Liam continued to use illicit substances alongside his prescribed medication, and this sadly led to his death.

On 29th January 2024, an Article 2 inquest took place at Manchester Coroner’s Court, which explored how and in what circumstances Liam came by his death.

The inquest explored Liam’s use of psychoactive substances and their availability at HMP Manchester, as well as the healthcare received around Liam’s use of psychoactive substances and the specific events on 6th December 2021 that caused his death.

When three officers found Liam unresponsive in his cell, they moved him from the bed to the floor in preparation to commence CPR. However, CPR was not commenced until the healthcare and paramedics arrived.

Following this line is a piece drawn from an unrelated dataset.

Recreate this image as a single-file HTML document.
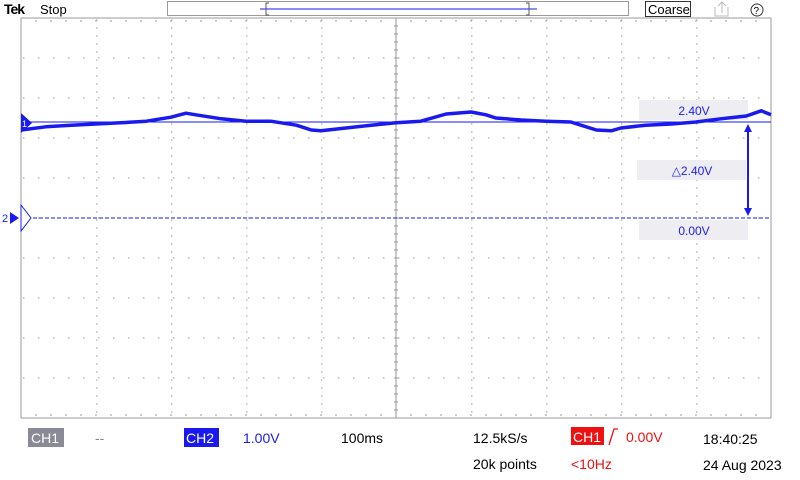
<!DOCTYPE html>
<html><head><meta charset="utf-8"><style>
body{margin:0;width:800px;height:480px;background:#fff;overflow:hidden;font-family:"Liberation Sans",sans-serif;}
svg{position:absolute;left:0;top:0}
</style></head><body>
<svg width="800" height="480" id="scope">
 <text x="4" y="14" font-size="14" font-weight="bold" font-family="Liberation Sans" letter-spacing="-1">Tek</text>
 <text x="40" y="14" font-size="13">Stop</text>
 <rect x="167.5" y="1.5" width="461" height="14" fill="#fff" stroke="#999"/>
 <line x1="260" y1="9" x2="537" y2="9" stroke="#1a1aee"/>
 <path d="M269,3 h-3 v12 h3 M526,3 h3 v12 h-3" fill="none" stroke="#555"/>
 <rect x="645.5" y="1.5" width="45" height="15" fill="#fff" stroke="#333"/>
 <text x="648" y="14" font-size="13">Coarse</text>
 <path d="M715,7 v9 h13 v-9 M722,13 v-11 M718,6 l4,-4 l4,4" fill="none" stroke="#bbb"/>
 <circle cx="757" cy="10" r="6" fill="none" stroke="#333"/>
 <text x="753.5" y="14" font-size="10">?</text>
 <g id="grid"></g>
 <rect x="21" y="18" width="750" height="400" fill="none" stroke="#999"/>
 <line x1="396" y1="18" x2="396" y2="418" stroke="#999"/>
 <rect x="639" y="100" width="109" height="20" fill="#ededf2"/>
 <rect x="637" y="160" width="109" height="20" fill="#ededf2"/>
 <rect x="639" y="220" width="109" height="20" fill="#ededf2"/>
 <g id="marks"></g>
 <text x="694" y="115" font-size="12" fill="#2222ee" text-anchor="middle">2.40V</text>
 <text x="692" y="175" font-size="12" fill="#2222ee" text-anchor="middle">△2.40V</text>
 <text x="694" y="235" font-size="12" fill="#2222ee" text-anchor="middle">0.00V</text>
 <line x1="748" y1="128" x2="748" y2="212" stroke="#1a1aee" stroke-width="2"/>
 <path d="M744,132 L748,124 L752,132Z M744,208 L748,216 L752,208Z" fill="#1a1aee"/>
 <path d="M21,113 L32,123 L21,133Z" fill="#1a1aee"/>
 <text x="22" y="127" font-size="9" fill="#fff">1</text>
 <text x="2" y="222" font-size="11" fill="#1a1aee">2</text>
 <path d="M10,212 L19,218 L10,224Z" fill="#1a1aee"/>
 <path d="M21,205 L31,218 L21,231Z" fill="#fff" stroke="#1a1aee"/>
 <rect x="28" y="428" width="36" height="19" fill="#8a8a96"/>
 <text x="31" y="443" font-size="14" fill="#fff">CH1</text>
 <text x="95" y="443" font-size="14" fill="#888">--</text>
 <rect x="184" y="428" width="35" height="19" fill="#1a1aee"/>
 <text x="186" y="443" font-size="14" fill="#fff">CH2</text>
 <text x="243" y="443" font-size="14" fill="#1a1aee">1.00V</text>
 <text x="341" y="443" font-size="14">100ms</text>
 <text x="473" y="443" font-size="14">12.5kS/s</text>
 <rect x="571" y="427" width="33" height="18" fill="#ee1111"/>
 <text x="573" y="442" font-size="14" fill="#fff">CH1</text>
 <path d="M609,445 L614,429 L618,429" fill="none" stroke="#ee1111" stroke-width="1.3"/>
 <text x="626" y="442" font-size="14" fill="#ee1111">0.00V</text>
 <text x="703" y="444" font-size="14">18:40:25</text>
 <text x="473" y="469" font-size="14">20k points</text>
 <text x="571" y="469" font-size="14" fill="#ee1111">&lt;10Hz</text>
 <text x="703" y="470" font-size="14">24 Aug 2023</text>
</svg>
<script>
const timeMs=[0,33,67,100,133,167,200,220,233,267,300,333,367,387,400,433,467,500,533,567,600,620,633,667,700,733,767,787,800,833,867,900,933,967,987,1000];
const ch1Volts=[2.2,2.28,2.32,2.35,2.38,2.42,2.52,2.62,2.58,2.48,2.42,2.42,2.32,2.2,2.18,2.25,2.32,2.38,2.42,2.6,2.65,2.58,2.5,2.45,2.42,2.4,2.2,2.18,2.25,2.32,2.35,2.4,2.48,2.55,2.68,2.58];
const ch2Volts=[0,0];
const ch2Time=[0,1000];
const cursorA=2.40, cursorB=0.00;
const NS='http://www.w3.org/2000/svg';
const X0=21,W=750,Y0=218,PX_PER_V=40;
function xs(t){return X0+t/1000*W;}
function ys(v){return Y0-v*PX_PER_V;}
const grid=document.getElementById('grid');
let d='';
for(let i=1;i<10;i++){const gx=21+75*i;if(i===5)continue;for(let y=20;y<418;y+=8)d+=`M${gx},${y}h1.5`;}
for(let j=1;j<10;j++){const gy=18+40*j;for(let x=23;x<771;x+=15)d+=`M${x},${gy}h1.5`;}
for(let x=21;x<771;x+=15){d+=`M${x},20v2M${x},414v2`;}
for(let y=18;y<418;y+=8){d+=`M394,${y}h4`;}
const gp=document.createElementNS(NS,'path');gp.setAttribute('d',d);gp.setAttribute('stroke','#999');gp.setAttribute('fill','none');


grid.appendChild(gp);
const marks=document.getElementById('marks');
const ca=document.createElementNS(NS,'line');
ca.setAttribute('x1',X0);ca.setAttribute('x2',X0+W);ca.setAttribute('y1',ys(cursorA));ca.setAttribute('y2',ys(cursorA));ca.setAttribute('stroke','#1a1aee');


marks.appendChild(ca);
const c2=document.createElementNS(NS,'polyline');
c2.setAttribute('points',ch2Time.map((t,i)=>xs(t)+','+ys(ch2Volts[i])).join(' '));
c2.setAttribute('stroke','#1a1aee');c2.setAttribute('stroke-dasharray','4,2');c2.setAttribute('fill','none');


marks.appendChild(c2);
const c1=document.createElementNS(NS,'polyline');
c1.setAttribute('points',timeMs.map((t,i)=>xs(t).toFixed(1)+','+ys(ch1Volts[i]).toFixed(1)).join(' '));
c1.setAttribute('stroke','#1a1aee');c1.setAttribute('stroke-width','3.5');c1.setAttribute('fill','none');c1.setAttribute('stroke-linejoin','round');


marks.appendChild(c1);
</script>
</body></html>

Evidence was heard that one witness received training in 2006 as part of his Emergency First Aid at Work but had not received any refresher training. The training certification expires after three years, and it is not mandatory for prison officers to receive refresher or additional training.

The Jury, having heard evidence from several witnesses, returned a conclusion that Liam died a drug-related death and recorded that:-

“It is admitted on behalf of the Ministry of Justice that on 6 December 2021, an officer did not immediately contact Healthcare upon forming the view that the deceased was under the influence of some form of illicit substance. That was a failing but not causative of the deceased’s death.

That on 6 December 2021, officers did not immediately call a Code Blue upon entering the deceased’s cell and finding him unresponsive. That was a failing but was not causative of the deceased’s death.”

As a result of the evidence heard around basic first aid training, the Coroner issued a Regulation 28 Report to HM Prison and Probation Service.

It is highlighted within that report that 48% of prison staff will have training certification (which includes CPR), which has expired.

The evidence admitted showed that the main reason for this is due to it not being mandatory for prison staff to have up-to-date training.

HMPPS are required to respond detailing what action or proposed action is to be taken by 1st April 2024. If they do not propose to take action, they must state why.

Kelly Darlington, Partner at Farleys Solicitors, said:

It is clear to see how concerning this issue is and the risk it potentially poses to the lives of many prisoners in an urgent, life-threatening situation. Whilst it could not have been said to have caused or contributed to this death, it obviously could prevent many other deaths from occurring in the future.